I am not afforded to take for granted that my son is going to be fine even after all this .... imagine that ... I haven't been home except for a few days twice since May 21st, 2010. I would do anything for my child ... anything ... God grant me the strength because honestly ... I am really weak ... I'm beat down and trying so hard to stay strong .... why my son ..... why this precious boy .... he's enduring so much Lord I pray you allow him a full life and a long life.

We had no treatment today because it's Veteran's Day.... but I am so thankful that Nicole came because she has made me realize there are such important messages I need people to see - to read .... this is one I ask you kindly to read and watch with an open heart.

I spent the day at Wolfson's Children Hospital with Brandi and her husband because Megan P., (on our friends we follow link) needed another MRI because of symptoms ... thanking God tonight because her MRI is stable.

Day 17 of Proton...complete! Nicole came back and watched him sedated in the gantry today. It's a bizarre process to watch. We hung out with Kim and her Mom in the lobby and spent a little time talking. She and I had lunch and then she left to go home. I spent the day with my boy and it's my Birthday today .... I can only thank God today that I am able to spend today with my precious Nicholas.

After lunch Brandi and her girls stopped by. Megan has an MRI tomorrow so we are going to sit with her during it. In the photo to the left is a pic of Megan, Baby Nicholas and I. Before Nicole came I planned to have dinner at my place with Kim and her Mom so they could all catch up, but I didn't cancel and still had them come over for dinner. Christian and Baby Nicholas played and we had a great time.


Dear Lord,

Thank you for today - everyday is a blessing ... but I want to thank you for allowing me to spend my day with my boy .... I miss my family but in a few weeks we will be back together again.

Day 16 of Proton...complete! Went home and napped and then Nicole, (Baby Wade's Momma) came to visit us. It's the first time I have seen her since her precious boy went to see Jesus.

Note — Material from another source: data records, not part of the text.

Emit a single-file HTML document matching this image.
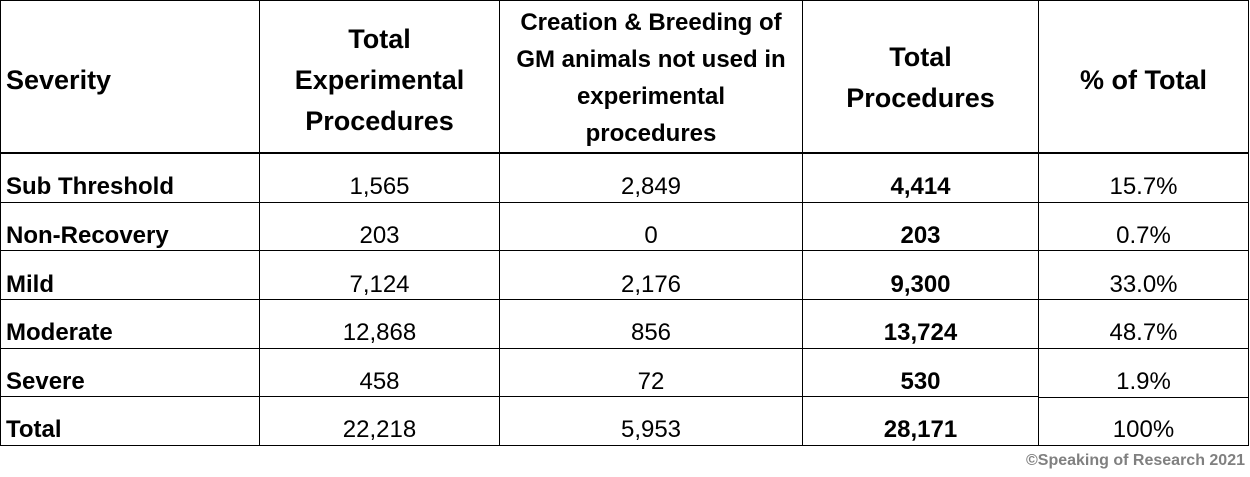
<!DOCTYPE html>
<html><head><meta charset="utf-8"><style>
body{margin:0;width:1250px;height:477px;background:#fff;position:relative;overflow:hidden;font-family:"Liberation Sans",sans-serif;color:#000}
.h{position:absolute;background:#000}
.t{position:absolute;text-align:center;white-space:nowrap}
.hd{font-weight:bold;font-size:27px;line-height:41px}
.sm{font-weight:bold;font-size:24px;line-height:37px}
.c{font-size:24px;line-height:48px}
.b{font-weight:bold}
.l{text-align:left;left:6px}
</style></head><body>
<div class="h" style="left:0;top:0;width:1249px;height:1px"></div>
<div class="h" style="left:0;top:152px;width:1249px;height:2px"></div>
<div class="h" style="left:0;top:202px;width:1249px;height:1px"></div>
<div class="h" style="left:0;top:250px;width:1249px;height:1px"></div>
<div class="h" style="left:0;top:299px;width:1249px;height:1px"></div>
<div class="h" style="left:0;top:348px;width:1249px;height:1px"></div>
<div class="h" style="left:0;top:396px;width:1038px;height:1px"></div>
<div class="h" style="left:1038px;top:397px;width:211px;height:1px"></div>
<div class="h" style="left:0;top:445px;width:1249px;height:1px"></div>
<div class="h" style="left:0;top:0;width:1px;height:446px"></div>
<div class="h" style="left:259px;top:0;width:1px;height:446px"></div>
<div class="h" style="left:499px;top:0;width:1px;height:446px"></div>
<div class="h" style="left:802px;top:0;width:1px;height:446px"></div>
<div class="h" style="left:1038px;top:0;width:1px;height:446px"></div>
<div class="h" style="left:1248px;top:0;width:1px;height:446px"></div>

<div class="t hd l" style="top:60px">Severity</div>
<div class="t hd" style="left:260px;width:239px;top:19px">Total<br>Experimental<br>Procedures</div>
<div class="t sm" style="left:500px;width:302px;top:4px">Creation &amp; Breeding of<br>GM animals not used in<br>experimental<br>procedures</div>
<div class="t hd" style="left:803px;width:235px;top:37px">Total<br>Procedures</div>
<div class="t hd" style="left:1039px;width:209px;top:60px">% of Total</div>

<div class="t c b l" style="top:163px">Sub Threshold</div>
<div class="t c b l" style="top:212px">Non-Recovery</div>
<div class="t c b l" style="top:261px">Mild</div>
<div class="t c b l" style="top:309px">Moderate</div>
<div class="t c b l" style="top:358px">Severe</div>
<div class="t c b l" style="top:406px">Total</div>

<div class="t c" style="left:260px;width:239px;top:163px">1,565</div>
<div class="t c" style="left:260px;width:239px;top:212px">203</div>
<div class="t c" style="left:260px;width:239px;top:261px">7,124</div>
<div class="t c" style="left:260px;width:239px;top:309px">12,868</div>
<div class="t c" style="left:260px;width:239px;top:358px">458</div>
<div class="t c" style="left:260px;width:239px;top:406px">22,218</div>

<div class="t c" style="left:500px;width:302px;top:163px">2,849</div>
<div class="t c" style="left:500px;width:302px;top:212px">0</div>
<div class="t c" style="left:500px;width:302px;top:261px">2,176</div>
<div class="t c" style="left:500px;width:302px;top:309px">856</div>
<div class="t c" style="left:500px;width:302px;top:358px">72</div>
<div class="t c" style="left:500px;width:302px;top:406px">5,953</div>

<div class="t c b" style="left:803px;width:235px;top:163px">4,414</div>
<div class="t c b" style="left:803px;width:235px;top:212px">203</div>
<div class="t c b" style="left:803px;width:235px;top:261px">9,300</div>
<div class="t c b" style="left:803px;width:235px;top:309px">13,724</div>
<div class="t c b" style="left:803px;width:235px;top:358px">530</div>
<div class="t c b" style="left:803px;width:235px;top:406px">28,171</div>

<div class="t c" style="left:1039px;width:209px;top:163px">15.7%</div>
<div class="t c" style="left:1039px;width:209px;top:212px">0.7%</div>
<div class="t c" style="left:1039px;width:209px;top:261px">33.0%</div>
<div class="t c" style="left:1039px;width:209px;top:309px">48.7%</div>
<div class="t c" style="left:1039px;width:209px;top:358px">1.9%</div>
<div class="t c" style="left:1039px;width:209px;top:406px">100%</div>

<div class="t" style="right:5px;top:452px;font-size:16px;font-weight:bold;color:#808080">©Speaking of Research 2021</div>
</body></html>
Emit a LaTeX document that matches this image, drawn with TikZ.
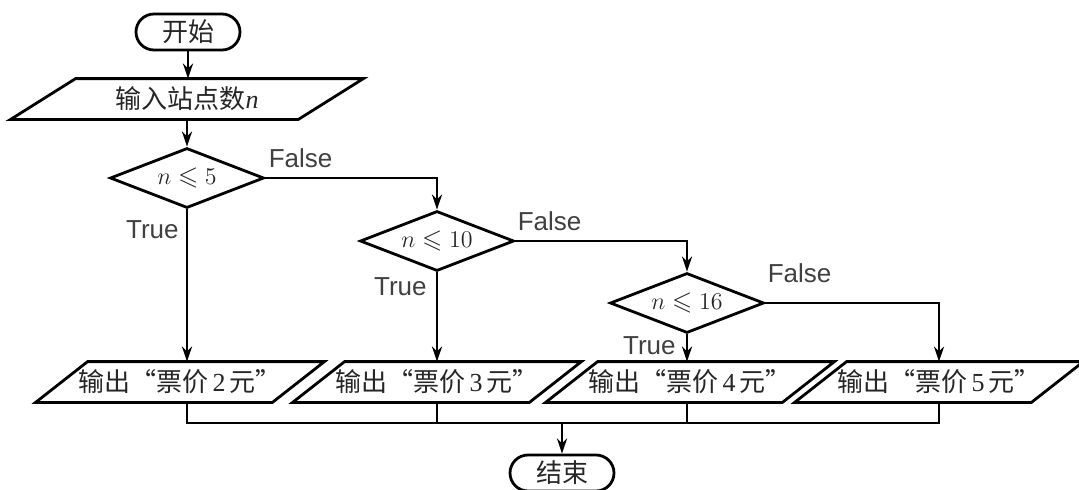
\documentclass[tikz,border=0pt]{standalone}
\usepackage{fontspec}
\usepackage{amssymb}
\setmainfont{Liberation Serif}
\setsansfont{Liberation Sans}
\newfontfamily\cjk{Noto Sans CJK SC}
\usetikzlibrary{shapes.geometric,arrows.meta}

\begin{document}
\begin{tikzpicture}[x=0.5pt,y=-0.5pt,line width=1.4pt,
    arr/.style={-{Stealth[length=7.5pt,width=5pt]}},
    term/.style={draw,rounded corners=9pt,minimum width=52pt,minimum height=18pt,inner sep=0pt,
        font=\cjk\fontsize{13}{15}\selectfont,text=black!85},
    iobox/.style={minimum width=117pt,minimum height=19pt,inner sep=0pt,
        font=\cjk\fontsize{13}{15}\selectfont,text=black!85},
    cond/.style={draw,diamond,aspect=2.6,minimum width=77pt,minimum height=30pt,inner sep=0pt,
        font=\fontsize{13}{15}\selectfont,text=black!85},
    lbl/.style={inner sep=0pt,font=\sffamily\fontsize{13}{15}\selectfont,text=black!75}
]
    \useasboundingbox (0,0) rectangle (1079,489);

    \node[term] (start) at (188,32) {开始};
    \node[iobox,minimum width=142.5pt] (in) at (187,99) {输入站点数{\rmfamily\itshape n}};
    \draw ([xshift=16.25pt]in.north west) -- ([xshift=16.25pt]in.north east)
        -- ([xshift=-16.25pt]in.south east) -- ([xshift=-16.25pt]in.south west) -- cycle;

    % conditions
    \foreach \x/\y/\k [count=\i] in {187/178/5,437/241/10,687/303/16}{
        \node[cond] (d\i) at (\x,\y) {$n\leqslant \k$};
    }

    % outputs
    \foreach \x/\v [count=\i] in {180/2,437/3,690/4,939/5}{
        \node[iobox] (o\i) at (\x,382) {输出“票价\,{\rmfamily\v}\,元”};
        \draw ([xshift=13pt]o\i.north west) -- ([xshift=13pt]o\i.north east)
            -- ([xshift=-13pt]o\i.south east) -- ([xshift=-13pt]o\i.south west) -- cycle;
    }

    \node[term] (end) at (562,473) {结束};

    \node[lbl,anchor=base west] (f1) at ([xshift=1pt,yshift=5.5pt]d1.east) {False};
    \node[lbl,anchor=base west] (f2) at ([xshift=0.5pt,yshift=5.5pt]d2.east) {False};
    \node[lbl,anchor=base west] (f3) at ([xshift=0.5pt,yshift=10.5pt]d3.east) {False};
    \node[lbl,anchor=base east] (t1) at ([xshift=-3.5pt,yshift=-14.5pt]d1.south) {True};
    \node[lbl,anchor=base east] (t2) at ([xshift=-4.5pt,yshift=-11.5pt]d2.south) {True};
    \node[lbl,anchor=base east] (t3) at ([xshift=-5pt,yshift=-10pt]d3.south) {True};

    \draw[arr] (start.south) -- (start.south |- in.north);
    \draw[arr] (in.south -| d1.north) -- (d1.north);
    \draw[arr] (d1.east) -| (d2.north);
    \draw[arr] (d2.east) -| (d3.north);
    \draw[arr] (d3.east) -| (o4.north);
    \foreach \i in {1,2,3}{
        \draw[arr] (d\i.south) -- (d\i.south |- o\i.north);
    }

    % join to the end
    \coordinate (m) at (562,423);
    \draw (d1.south |- o1.south) -- (d1.south |- m) -- (o4.south |- m) -- (o4.south);
    \draw (o2.south) -- (o2.south |- m);
    \draw (d3.south |- o3.south) -- (d3.south |- m);
    \draw[arr] (end.north |- m) -- (end.north);
\end{tikzpicture}
\end{document}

It's so good to see her, we didn't get to spend much time together before she got a call from home and her daughter was running a high fever. She felt like she needed to go home in the morning. She's going with me to the Proton Center in the morning and then going back to take care of Lauren. She's one of the only people I feel like I can tell anything to about this process and my fears and she understands me. I am blessed to have her.

Thank you Auntie Nicole for visiting us and thank you for the Toy Story Jammies and Movie .... we love you soooo much!